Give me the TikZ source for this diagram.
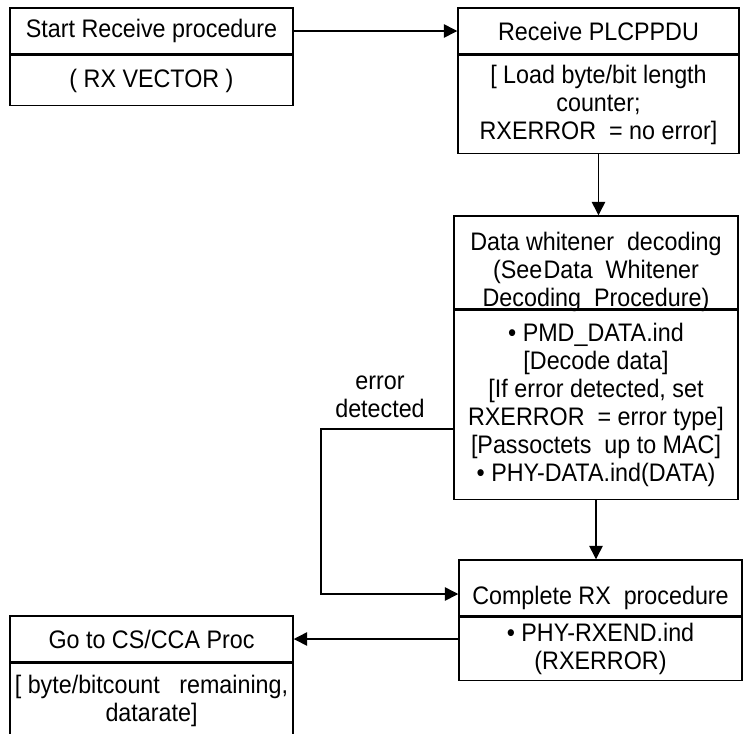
\documentclass[tikz,border=0pt]{standalone}
\usepackage{fontspec}
\setmainfont[FakeStretch=0.92]{Liberation Sans}
\usetikzlibrary{positioning,arrows.meta}

\begin{document}
\begin{tikzpicture}[
    x=0.75pt, y=-0.75pt,
    every node/.style={font=\fontsize{19pt}{21pt}\selectfont},
    headbox/.style={draw, line width=1.1pt, align=center, inner sep=2pt},
    bodybox/.style={draw, line width=1.1pt, align=center, inner sep=2pt},
    flow/.style={line width=1.1pt, -{Triangle[length=10pt, width=10pt]}}
]
    \clip (0,0) rectangle (743,733);

    % Start receive
    \node[headbox, minimum width=212.25pt, minimum height=34.5pt] (starthead) at (151.5,31) {Start Receive procedure};
    \node[bodybox, minimum width=212.25pt, minimum height=37.5pt, below=0pt of starthead] (startbody) {( RX VECTOR )};

    % Receive PLCP
    \node[headbox, minimum width=210.75pt, minimum height=34.5pt] (recvhead) at (598.5,31) {Receive PLCPPDU};
    \node[bodybox, minimum width=210.75pt, minimum height=73.5pt, below=0pt of recvhead] (recvbody) {[ Load byte/bit length\\counter;\\RXERROR\ \ = no error]};

    % Whitener
    \node[headbox, text height=65.75pt, text depth=0pt, minimum width=213pt, minimum height=69.75pt] (whithead) at (596,262.5) {Data whitener\ \ decoding\\(See\kern1pt Data\ \ Whitener\\Decoding\ \ Procedure)};
    \node[bodybox, minimum width=213pt, minimum height=141.75pt, below=0pt of whithead] (whitbody) {• PMD\_DATA.ind\\{}[Decode data]\\{}[If error detected, set\\RXERROR\ \ = error type]\\{}[Passoctets\ \ up to MAC]\\• PHY-DATA.ind(DATA)};

    % Complete RX
    \node[headbox, text height=31pt, text depth=7pt, minimum width=212.25pt, minimum height=42pt] (comphead) at (600.5,588) {Complete RX\ \ procedure};
    \node[bodybox, minimum width=212.25pt, minimum height=47.25pt, below=0pt of comphead] (compbody) {• PHY-RXEND.ind\\(RXERROR)};

    % CS/CCA
    \node[headbox, minimum width=212.25pt, minimum height=34.5pt] (gohead) at (151.5,639) {Go to CS/CCA Proc};
    \node[bodybox, minimum width=212.25pt, minimum height=55.5pt, below=0pt of gohead] (gobody) {[ byte/bitcount\ \ \ remaining,\\datarate]};

    % Connectors
    \draw[flow] (starthead.east) -- (recvhead.west);
    \draw[flow] (recvbody.south) -- (recvbody.south |- whithead.north);
    \draw[flow] (whitbody.south) -- (whitbody.south |- comphead.north);
    \coordinate (errcorner) at (321,429);
    \draw[flow] (whitbody.west |- errcorner) -- (errcorner) |- ([yshift=-4.5pt]comphead.west);
    \node[align=center] (errlabel) at (380,397) {error\\detected};
    \draw[flow] (compbody.west |- gohead.east) -- (gohead.east);
\end{tikzpicture}
\end{document}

Required work> Reproduce the listing above exactly, excluding all pictures.

Exercise solution>
Give me the TikZ source for this diagram.
\documentclass[tikz,border=0pt]{standalone}
\usepackage{fontspec}
\setmainfont[FakeStretch=0.92]{Liberation Sans}
\usetikzlibrary{positioning,arrows.meta}

\begin{document}
\begin{tikzpicture}[
    x=0.75pt, y=-0.75pt,
    every node/.style={font=\fontsize{19pt}{21pt}\selectfont},
    headbox/.style={draw, line width=1.1pt, align=center, inner sep=2pt},
    bodybox/.style={draw, line width=1.1pt, align=center, inner sep=2pt},
    flow/.style={line width=1.1pt, -{Triangle[length=10pt, width=10pt]}}
]
    \clip (0,0) rectangle (743,733);

    % Start receive
    \node[headbox, minimum width=212.25pt, minimum height=34.5pt] (starthead) at (151.5,31) {Start Receive procedure};
    \node[bodybox, minimum width=212.25pt, minimum height=37.5pt, below=0pt of starthead] (startbody) {( RX VECTOR )};

    % Receive PLCP
    \node[headbox, minimum width=210.75pt, minimum height=34.5pt] (recvhead) at (598.5,31) {Receive PLCPPDU};
    \node[bodybox, minimum width=210.75pt, minimum height=73.5pt, below=0pt of recvhead] (recvbody) {[ Load byte/bit length\\counter;\\RXERROR\ \ = no error]};

    % Whitener
    \node[headbox, text height=65.75pt, text depth=0pt, minimum width=213pt, minimum height=69.75pt] (whithead) at (596,262.5) {Data whitener\ \ decoding\\(See\kern1pt Data\ \ Whitener\\Decoding\ \ Procedure)};
    \node[bodybox, minimum width=213pt, minimum height=141.75pt, below=0pt of whithead] (whitbody) {• PMD\_DATA.ind\\{}[Decode data]\\{}[If error detected, set\\RXERROR\ \ = error type]\\{}[Passoctets\ \ up to MAC]\\• PHY-DATA.ind(DATA)};

    % Complete RX
    \node[headbox, text height=31pt, text depth=7pt, minimum width=212.25pt, minimum height=42pt] (comphead) at (600.5,588) {Complete RX\ \ procedure};
    \node[bodybox, minimum width=212.25pt, minimum height=47.25pt, below=0pt of comphead] (compbody) {• PHY-RXEND.ind\\(RXERROR)};

    % CS/CCA
    \node[headbox, minimum width=212.25pt, minimum height=34.5pt] (gohead) at (151.5,639) {Go to CS/CCA Proc};
    \node[bodybox, minimum width=212.25pt, minimum height=55.5pt, below=0pt of gohead] (gobody) {[ byte/bitcount\ \ \ remaining,\\datarate]};

    % Connectors
    \draw[flow] (starthead.east) -- (recvhead.west);
    \draw[flow] (recvbody.south) -- (recvbody.south |- whithead.north);
    \draw[flow] (whitbody.south) -- (whitbody.south |- comphead.north);
    \coordinate (errcorner) at (321,429);
    \draw[flow] (whitbody.west |- errcorner) -- (errcorner) |- ([yshift=-4.5pt]comphead.west);
    \node[align=center] (errlabel) at (380,397) {error\\detected};
    \draw[flow] (compbody.west |- gohead.east) -- (gohead.east);
\end{tikzpicture}
\end{document}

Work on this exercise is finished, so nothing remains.